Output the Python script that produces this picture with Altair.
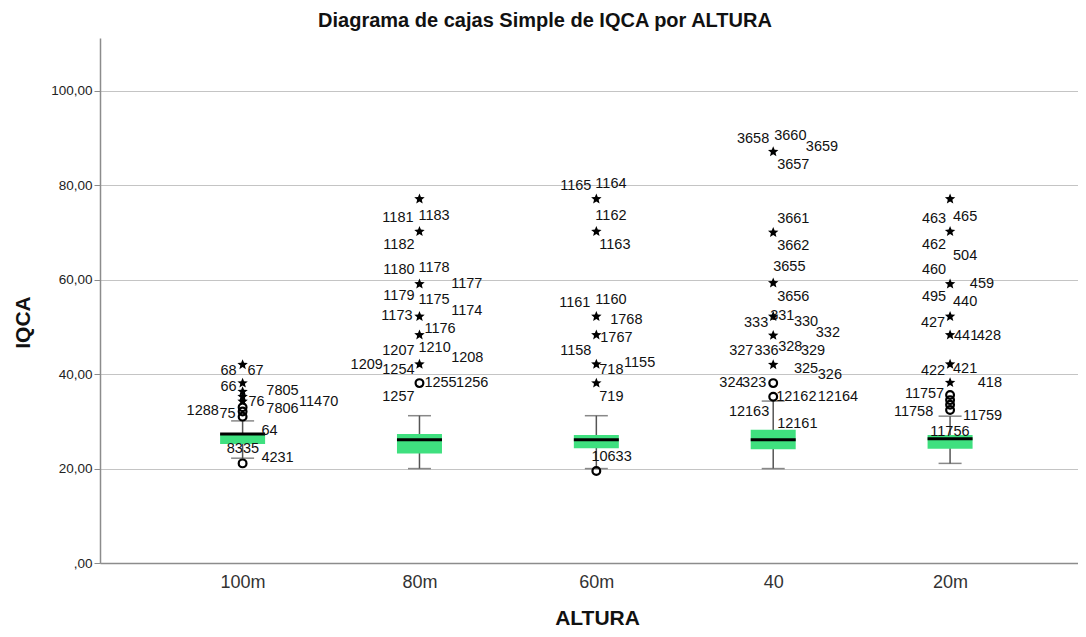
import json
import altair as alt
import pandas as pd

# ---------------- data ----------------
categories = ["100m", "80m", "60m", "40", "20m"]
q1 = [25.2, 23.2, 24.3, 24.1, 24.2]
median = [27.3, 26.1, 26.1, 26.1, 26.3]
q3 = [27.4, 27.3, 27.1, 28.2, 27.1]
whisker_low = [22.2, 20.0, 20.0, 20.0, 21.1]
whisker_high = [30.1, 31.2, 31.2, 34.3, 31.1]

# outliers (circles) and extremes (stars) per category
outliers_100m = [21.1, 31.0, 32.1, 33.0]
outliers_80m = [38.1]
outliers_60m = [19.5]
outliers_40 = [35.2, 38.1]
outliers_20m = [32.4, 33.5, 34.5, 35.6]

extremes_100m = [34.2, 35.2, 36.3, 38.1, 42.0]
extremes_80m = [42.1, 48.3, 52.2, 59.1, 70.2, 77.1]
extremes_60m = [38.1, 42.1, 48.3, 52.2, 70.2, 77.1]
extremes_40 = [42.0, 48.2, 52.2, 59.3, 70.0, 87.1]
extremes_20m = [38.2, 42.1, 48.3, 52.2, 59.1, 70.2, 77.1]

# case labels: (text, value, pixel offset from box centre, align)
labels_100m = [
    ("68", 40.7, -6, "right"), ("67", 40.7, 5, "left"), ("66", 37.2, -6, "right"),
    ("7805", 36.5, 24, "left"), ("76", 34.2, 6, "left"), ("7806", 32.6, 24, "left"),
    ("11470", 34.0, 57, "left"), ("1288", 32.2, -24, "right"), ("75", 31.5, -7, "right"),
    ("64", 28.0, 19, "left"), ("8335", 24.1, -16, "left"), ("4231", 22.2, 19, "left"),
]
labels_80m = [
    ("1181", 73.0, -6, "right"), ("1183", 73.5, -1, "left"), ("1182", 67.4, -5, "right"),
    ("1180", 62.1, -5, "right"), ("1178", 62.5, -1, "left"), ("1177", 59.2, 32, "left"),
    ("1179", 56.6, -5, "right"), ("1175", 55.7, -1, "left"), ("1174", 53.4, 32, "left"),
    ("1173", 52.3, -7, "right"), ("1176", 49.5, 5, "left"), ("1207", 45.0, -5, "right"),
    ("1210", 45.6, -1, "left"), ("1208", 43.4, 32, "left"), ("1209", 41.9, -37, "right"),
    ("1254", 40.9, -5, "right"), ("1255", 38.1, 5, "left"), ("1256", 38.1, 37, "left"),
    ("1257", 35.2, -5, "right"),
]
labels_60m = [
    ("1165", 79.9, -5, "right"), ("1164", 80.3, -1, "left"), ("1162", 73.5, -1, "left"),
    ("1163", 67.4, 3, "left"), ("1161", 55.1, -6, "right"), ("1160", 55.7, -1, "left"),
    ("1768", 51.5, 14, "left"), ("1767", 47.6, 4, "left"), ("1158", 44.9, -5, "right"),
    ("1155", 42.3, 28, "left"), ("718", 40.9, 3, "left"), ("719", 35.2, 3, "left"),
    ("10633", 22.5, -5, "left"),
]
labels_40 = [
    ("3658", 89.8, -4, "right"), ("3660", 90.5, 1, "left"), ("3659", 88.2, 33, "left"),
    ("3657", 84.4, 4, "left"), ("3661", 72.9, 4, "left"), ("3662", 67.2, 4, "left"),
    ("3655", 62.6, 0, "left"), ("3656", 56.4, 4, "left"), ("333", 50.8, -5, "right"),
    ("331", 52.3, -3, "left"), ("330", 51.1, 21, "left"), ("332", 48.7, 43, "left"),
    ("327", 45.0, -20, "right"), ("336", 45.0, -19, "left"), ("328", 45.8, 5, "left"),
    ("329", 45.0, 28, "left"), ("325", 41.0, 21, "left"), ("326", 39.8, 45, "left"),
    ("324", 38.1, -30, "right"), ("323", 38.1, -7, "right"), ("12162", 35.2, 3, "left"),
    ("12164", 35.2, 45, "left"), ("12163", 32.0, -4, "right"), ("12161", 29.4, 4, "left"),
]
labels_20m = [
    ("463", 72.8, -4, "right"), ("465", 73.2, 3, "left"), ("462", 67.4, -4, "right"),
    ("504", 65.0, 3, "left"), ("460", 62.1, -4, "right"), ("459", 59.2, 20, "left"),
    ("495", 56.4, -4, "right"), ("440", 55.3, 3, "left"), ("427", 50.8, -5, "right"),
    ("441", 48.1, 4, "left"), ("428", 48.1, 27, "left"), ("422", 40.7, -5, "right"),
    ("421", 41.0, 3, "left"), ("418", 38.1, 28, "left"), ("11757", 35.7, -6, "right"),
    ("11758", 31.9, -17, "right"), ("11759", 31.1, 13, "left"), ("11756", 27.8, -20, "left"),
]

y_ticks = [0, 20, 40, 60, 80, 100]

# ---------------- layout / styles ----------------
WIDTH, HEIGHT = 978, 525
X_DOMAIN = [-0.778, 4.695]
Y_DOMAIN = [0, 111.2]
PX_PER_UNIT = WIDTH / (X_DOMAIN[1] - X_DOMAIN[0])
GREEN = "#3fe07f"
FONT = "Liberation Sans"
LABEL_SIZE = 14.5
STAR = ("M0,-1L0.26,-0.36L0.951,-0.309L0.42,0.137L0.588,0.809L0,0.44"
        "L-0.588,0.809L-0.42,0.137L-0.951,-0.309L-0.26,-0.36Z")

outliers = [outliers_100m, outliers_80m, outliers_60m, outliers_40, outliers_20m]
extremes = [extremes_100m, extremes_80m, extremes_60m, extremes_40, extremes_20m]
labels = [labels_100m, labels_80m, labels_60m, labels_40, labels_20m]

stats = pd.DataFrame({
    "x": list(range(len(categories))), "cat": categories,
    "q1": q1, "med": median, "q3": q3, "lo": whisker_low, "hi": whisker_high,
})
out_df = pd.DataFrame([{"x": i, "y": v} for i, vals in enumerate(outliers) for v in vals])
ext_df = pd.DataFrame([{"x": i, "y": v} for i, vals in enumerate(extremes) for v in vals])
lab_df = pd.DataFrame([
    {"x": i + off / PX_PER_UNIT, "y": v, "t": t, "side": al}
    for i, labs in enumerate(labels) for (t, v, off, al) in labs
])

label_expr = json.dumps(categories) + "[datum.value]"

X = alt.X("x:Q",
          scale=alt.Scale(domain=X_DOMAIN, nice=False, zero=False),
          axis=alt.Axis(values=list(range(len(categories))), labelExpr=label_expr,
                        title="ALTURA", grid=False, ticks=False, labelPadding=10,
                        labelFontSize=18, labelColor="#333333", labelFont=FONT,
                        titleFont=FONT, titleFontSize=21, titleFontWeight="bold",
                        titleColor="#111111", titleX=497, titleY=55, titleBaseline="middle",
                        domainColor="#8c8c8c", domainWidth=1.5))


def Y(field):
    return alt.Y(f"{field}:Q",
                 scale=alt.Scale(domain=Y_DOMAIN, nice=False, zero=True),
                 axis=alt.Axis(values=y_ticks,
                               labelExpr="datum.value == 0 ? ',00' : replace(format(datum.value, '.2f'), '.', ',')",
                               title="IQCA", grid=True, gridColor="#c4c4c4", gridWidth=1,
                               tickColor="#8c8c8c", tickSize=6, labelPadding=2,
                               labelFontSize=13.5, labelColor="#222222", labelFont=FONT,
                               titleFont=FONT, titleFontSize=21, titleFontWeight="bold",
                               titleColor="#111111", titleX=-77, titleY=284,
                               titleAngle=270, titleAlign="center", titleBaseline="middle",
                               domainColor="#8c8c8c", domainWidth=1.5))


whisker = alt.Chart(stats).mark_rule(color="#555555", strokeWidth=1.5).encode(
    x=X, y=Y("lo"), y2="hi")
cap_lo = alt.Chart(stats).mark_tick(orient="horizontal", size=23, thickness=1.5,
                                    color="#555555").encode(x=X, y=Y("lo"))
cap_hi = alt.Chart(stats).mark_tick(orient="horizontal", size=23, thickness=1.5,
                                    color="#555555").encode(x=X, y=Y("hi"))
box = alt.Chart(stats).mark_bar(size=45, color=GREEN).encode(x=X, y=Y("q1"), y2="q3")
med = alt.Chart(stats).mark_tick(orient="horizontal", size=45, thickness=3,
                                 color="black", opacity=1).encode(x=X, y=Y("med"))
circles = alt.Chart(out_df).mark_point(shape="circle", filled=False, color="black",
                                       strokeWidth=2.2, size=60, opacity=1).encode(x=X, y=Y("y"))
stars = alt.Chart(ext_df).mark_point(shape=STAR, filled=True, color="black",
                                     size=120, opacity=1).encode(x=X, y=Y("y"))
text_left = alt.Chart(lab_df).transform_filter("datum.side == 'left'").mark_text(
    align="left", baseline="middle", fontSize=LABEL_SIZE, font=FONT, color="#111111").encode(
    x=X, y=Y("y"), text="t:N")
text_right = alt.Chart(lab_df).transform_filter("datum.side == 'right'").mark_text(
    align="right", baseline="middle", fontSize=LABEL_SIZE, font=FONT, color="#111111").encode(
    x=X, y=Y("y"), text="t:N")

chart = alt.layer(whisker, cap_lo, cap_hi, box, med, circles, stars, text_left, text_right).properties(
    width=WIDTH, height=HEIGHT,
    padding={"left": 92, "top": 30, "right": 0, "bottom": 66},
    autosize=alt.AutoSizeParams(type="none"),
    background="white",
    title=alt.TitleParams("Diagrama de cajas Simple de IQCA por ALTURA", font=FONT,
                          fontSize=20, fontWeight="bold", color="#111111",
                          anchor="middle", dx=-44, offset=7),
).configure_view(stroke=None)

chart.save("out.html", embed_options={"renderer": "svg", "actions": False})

• [EXERCISE OBJECTIVE] Without the pictures, please reproduce each line of the listing above exactly, from the first one through the line bearing "outliers_20m = [32.4, 33.5, 34.5, 35.6]".

• [SOLUTION FOR THIS EXERCISE]
Output the Python script that produces this picture with Altair.
import json
import altair as alt
import pandas as pd

# ---------------- data ----------------
categories = ["100m", "80m", "60m", "40", "20m"]
q1 = [25.2, 23.2, 24.3, 24.1, 24.2]
median = [27.3, 26.1, 26.1, 26.1, 26.3]
q3 = [27.4, 27.3, 27.1, 28.2, 27.1]
whisker_low = [22.2, 20.0, 20.0, 20.0, 21.1]
whisker_high = [30.1, 31.2, 31.2, 34.3, 31.1]

# outliers (circles) and extremes (stars) per category
outliers_100m = [21.1, 31.0, 32.1, 33.0]
outliers_80m = [38.1]
outliers_60m = [19.5]
outliers_40 = [35.2, 38.1]
outliers_20m = [32.4, 33.5, 34.5, 35.6]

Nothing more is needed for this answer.